Not Your Normal Yoga
● By Marina Riker
The sounds of laughter fill the air, and a goat starts to nibble on your clothing. This is not your normal yoga class.
‘Goat yoga’ is a phenomenon taking the nation by storm, which mixes traditional yoga practice with the company of free-roaming goats. The alternative yoga class has made it all the way to the Coastal Bend, where one of Corpus Christi’s most established yoginis has offered classes at breweries and festivals.
“The first time I saw it, I was like, ‘Well, I know I would love to do it,’” said Lindy Burns, who founded Youga Yoga in Corpus Christi. Goat yoga emerged a little over a year ago in Oregon and has since captured hearts and minds across the nation. Classes can now be found in locations ranging from the Denver International Airport to more expected venues, such as farms in New Hampshire and California.

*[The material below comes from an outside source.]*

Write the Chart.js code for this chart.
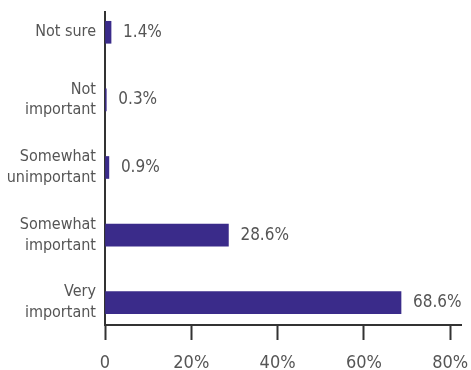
<!DOCTYPE html>
<html>
<head>
<meta charset="utf-8">
<script src="https://cdn.jsdelivr.net/npm/chart.js@4.4.0/dist/chart.umd.min.js"></script>
<style>
  html, body { margin: 0; padding: 0; background: #ffffff; }
  #wrap { width: 471px; height: 370px; position: relative; }
</style>
</head>
<body>
<div id="wrap"><canvas id="chart"></canvas></div>
<script>
// Data
const categories = [
    ['Not sure'],
    ['Not', 'important'],
    ['Somewhat', 'unimportant'],
    ['Somewhat', 'important'],
    ['Very', 'important']
];
const shares = [1.4, 0.3, 0.9, 28.6, 68.6];
const xTicks = [0, 20, 40, 60, 80];
const xTickLabels = ['0', '20%', '40%', '60%', '80%'];

const fontFamily = "'DejaVu Sans Condensed', 'Liberation Sans Narrow', sans-serif";
const axisColor = '#333333';
const textColor = '#555555';

// Value labels to the right of each bar
const valueLabels = {
    id: 'valueLabels',
    afterDatasetsDraw(chart) {
        const ctx = chart.ctx;
        const meta = chart.getDatasetMeta(0);
        ctx.save();
        ctx.font = '17px ' + fontFamily;
        ctx.fillStyle = textColor;
        ctx.textAlign = 'left';
        ctx.textBaseline = 'middle';
        meta.data.forEach((bar, i) => {
            ctx.fillText(shares[i].toFixed(1) + '%', bar.x + 12, bar.y);
        });
        ctx.restore();
    }
};

new Chart(document.getElementById('chart'), {
    type: 'bar',
    data: {
        datasets: [{
            data: shares.map((v, i) => ({ x: v, y: i })),
            backgroundColor: '#3a2b8a',
            borderWidth: 0,
            barThickness: 22
        }]
    },
    options: {
        indexAxis: 'y',
        responsive: true,
        maintainAspectRatio: false,
        animation: false,
        layout: { padding: { top: 12, right: 10, bottom: 0, left: 0 } },
        plugins: {
            legend: { display: false },
            tooltip: { enabled: false }
        },
        scales: {
            x: {
                type: 'linear',
                min: 0,
                max: 82.5,
                afterBuildTicks(axis) {
                    axis.ticks = xTicks.map(v => ({ value: v }));
                },
                afterFit(axis) {
                    axis.height = 45;
                    axis.paddingLeft = 0;
                    axis.paddingRight = 0;
                },
                border: { display: true, color: axisColor, width: 2 },
                grid: {
                    drawOnChartArea: false,
                    drawTicks: true,
                    tickLength: 15,
                    tickWidth: 2,
                    tickColor: axisColor
                },
                ticks: {
                    padding: 13,
                    color: textColor,
                    font: { family: fontFamily, size: 18 },
                    callback: (v) => xTickLabels[xTicks.indexOf(v)]
                }
            },
            y: {
                type: 'linear',
                reverse: true,
                offset: false,
                min: -0.3,
                max: 4.33,
                afterBuildTicks(axis) {
                    axis.ticks = categories.map((c, i) => ({ value: i }));
                },
                afterFit(axis) {
                    axis.width = 105;
                    axis.paddingTop = 0;
                    axis.paddingBottom = 0;
                },
                border: { display: true, color: axisColor, width: 2 },
                grid: { display: false, drawTicks: false, offset: false },
                ticks: {
                    padding: 9,
                    color: textColor,
                    font: { family: fontFamily, size: 16, lineHeight: 1.3 },
                    callback: (v) => categories[v]
                }
            }
        }
    },
    plugins: [valueLabels]
});
</script>
</body>
</html>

Yogis and yoginis who teach classes boast about the benefits—namely, a major attitude adjustment—that comes with exercising in the presence of playful, barnyard animals.

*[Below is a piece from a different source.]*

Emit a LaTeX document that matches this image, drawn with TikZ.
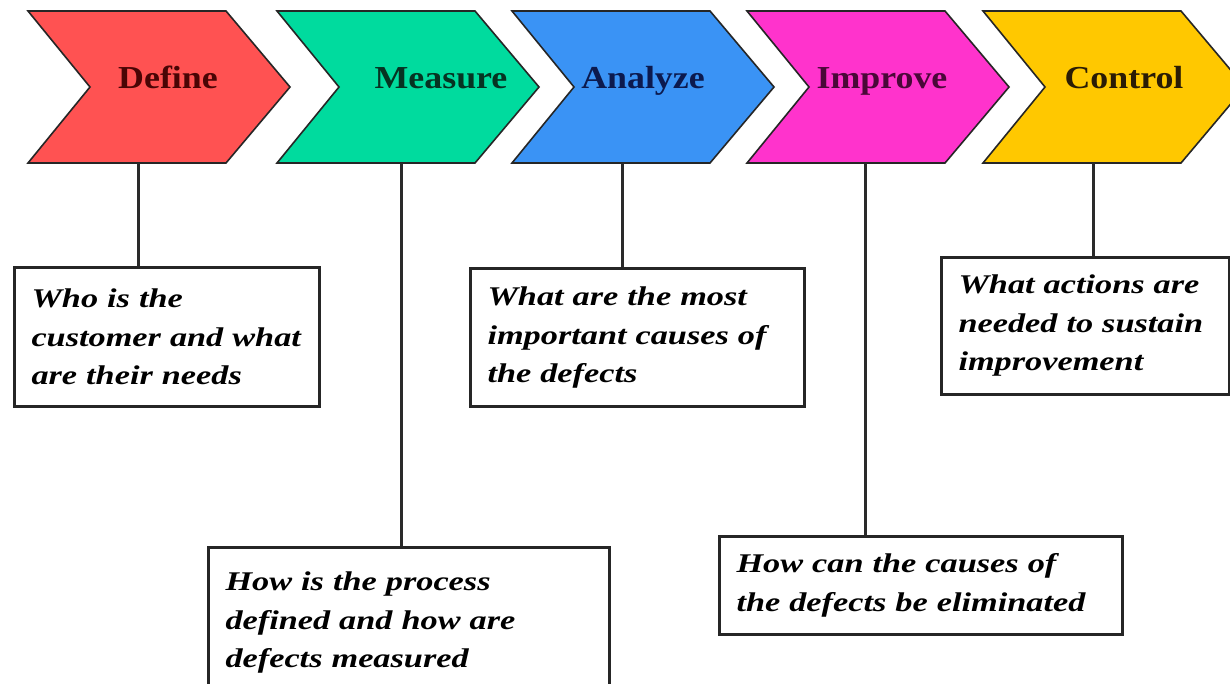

“Maybe you’re not interested in yoga and wellness, but you’re in it for the fun element,” said Burns.
When Burns first heard people were combining the furry creatures with yoga practices, she knew she had to try it. Burns, who’s been teaching yoga here in Corpus Christi for nearly 15 years, grew up around goats. Her grandparents were goat farmers, and she recalls helping birth babies and bottle feeding them as they grew up. When she found out about goat yoga, she was most surprised that other people would want to do it, too.

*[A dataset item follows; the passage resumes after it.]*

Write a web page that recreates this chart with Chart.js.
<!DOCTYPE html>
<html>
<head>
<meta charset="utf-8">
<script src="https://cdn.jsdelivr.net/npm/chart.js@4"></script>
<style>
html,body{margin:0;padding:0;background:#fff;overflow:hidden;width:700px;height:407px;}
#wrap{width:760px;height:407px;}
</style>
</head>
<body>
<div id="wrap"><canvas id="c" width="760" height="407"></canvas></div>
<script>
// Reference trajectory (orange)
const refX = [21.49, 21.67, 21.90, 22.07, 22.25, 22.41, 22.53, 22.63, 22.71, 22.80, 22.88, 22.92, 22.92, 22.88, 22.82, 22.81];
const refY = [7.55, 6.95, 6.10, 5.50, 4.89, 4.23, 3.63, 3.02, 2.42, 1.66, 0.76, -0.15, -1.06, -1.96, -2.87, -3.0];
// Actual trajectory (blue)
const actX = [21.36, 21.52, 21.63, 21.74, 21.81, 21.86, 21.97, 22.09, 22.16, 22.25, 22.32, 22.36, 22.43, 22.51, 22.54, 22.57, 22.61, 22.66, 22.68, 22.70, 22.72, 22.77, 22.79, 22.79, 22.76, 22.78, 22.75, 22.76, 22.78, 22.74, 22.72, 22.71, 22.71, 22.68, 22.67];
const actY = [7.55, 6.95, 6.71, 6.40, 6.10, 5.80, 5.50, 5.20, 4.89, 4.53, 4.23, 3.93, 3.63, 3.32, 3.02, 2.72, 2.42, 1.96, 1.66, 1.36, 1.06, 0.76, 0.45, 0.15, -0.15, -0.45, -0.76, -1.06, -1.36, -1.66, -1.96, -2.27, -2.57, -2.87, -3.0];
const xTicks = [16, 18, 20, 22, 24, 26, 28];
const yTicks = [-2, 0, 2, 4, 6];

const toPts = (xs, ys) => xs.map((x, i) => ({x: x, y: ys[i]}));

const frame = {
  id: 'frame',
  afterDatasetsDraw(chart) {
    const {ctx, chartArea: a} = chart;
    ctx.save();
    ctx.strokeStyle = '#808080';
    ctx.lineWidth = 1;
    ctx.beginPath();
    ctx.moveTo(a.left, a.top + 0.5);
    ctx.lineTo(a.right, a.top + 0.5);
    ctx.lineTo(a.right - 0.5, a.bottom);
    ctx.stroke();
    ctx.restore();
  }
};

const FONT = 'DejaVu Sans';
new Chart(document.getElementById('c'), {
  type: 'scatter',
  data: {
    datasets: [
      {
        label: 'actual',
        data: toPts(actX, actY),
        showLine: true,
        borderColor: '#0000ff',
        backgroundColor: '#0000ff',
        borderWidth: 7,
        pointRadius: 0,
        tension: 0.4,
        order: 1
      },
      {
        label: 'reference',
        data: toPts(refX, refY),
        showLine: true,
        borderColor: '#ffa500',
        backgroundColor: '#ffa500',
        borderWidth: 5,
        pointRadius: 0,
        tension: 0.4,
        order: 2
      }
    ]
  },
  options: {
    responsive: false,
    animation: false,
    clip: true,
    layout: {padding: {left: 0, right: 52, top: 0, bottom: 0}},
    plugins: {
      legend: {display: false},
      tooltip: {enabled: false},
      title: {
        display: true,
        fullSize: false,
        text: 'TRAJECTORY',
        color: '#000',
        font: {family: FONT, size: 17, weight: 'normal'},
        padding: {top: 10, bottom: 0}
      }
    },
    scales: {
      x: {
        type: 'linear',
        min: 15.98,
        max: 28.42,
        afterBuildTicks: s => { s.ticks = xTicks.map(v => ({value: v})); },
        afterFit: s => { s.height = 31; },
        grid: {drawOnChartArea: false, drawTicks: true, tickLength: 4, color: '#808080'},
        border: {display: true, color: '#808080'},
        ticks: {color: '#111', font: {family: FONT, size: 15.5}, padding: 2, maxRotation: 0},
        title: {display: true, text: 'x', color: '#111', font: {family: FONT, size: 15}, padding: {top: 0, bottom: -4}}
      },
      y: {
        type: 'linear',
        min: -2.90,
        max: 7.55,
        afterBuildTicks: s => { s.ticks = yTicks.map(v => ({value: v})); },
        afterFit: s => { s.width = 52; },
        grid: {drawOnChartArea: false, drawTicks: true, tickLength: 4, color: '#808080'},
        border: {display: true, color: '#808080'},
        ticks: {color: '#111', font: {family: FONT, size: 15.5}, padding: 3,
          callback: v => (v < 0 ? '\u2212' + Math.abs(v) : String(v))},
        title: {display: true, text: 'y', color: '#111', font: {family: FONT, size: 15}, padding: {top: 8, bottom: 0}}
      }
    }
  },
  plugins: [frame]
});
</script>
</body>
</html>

Sure enough, the classes held in the Coastal Bend have been a huge success—the first class was capped at around 40 people with others on a waitlist. Burns partners with Thompson Dairy Farm, which has hauled about 20 goats to locations ranging from the Corpus Christi Food & Wine Festival to Lorelei Brewing Company.
“The goats come up and actually start nibbling on their clothes,” said Burns. “There’s a lot of laughter.”
Burns is gearing up to host more classes in February 2018 when Thompson Dairy Farm will be welcoming a new herd of baby goats, Burns said. She hopes to continue the goat yoga classes, and potentially expand to yoga with horses.
As a yoga teacher, Burns’ main goal is to boost her students’ mental health through a physical yoga practice. Burns, who also works as a psychologist and professor at Texas A&M University-Corpus Christi, said she sees goat yoga and other alternative classes as a way to attract all walks of the community to a healthy activity.
“My goal is to enrich the community,” said Burns, and there is no doubt goat yoga is doing just that.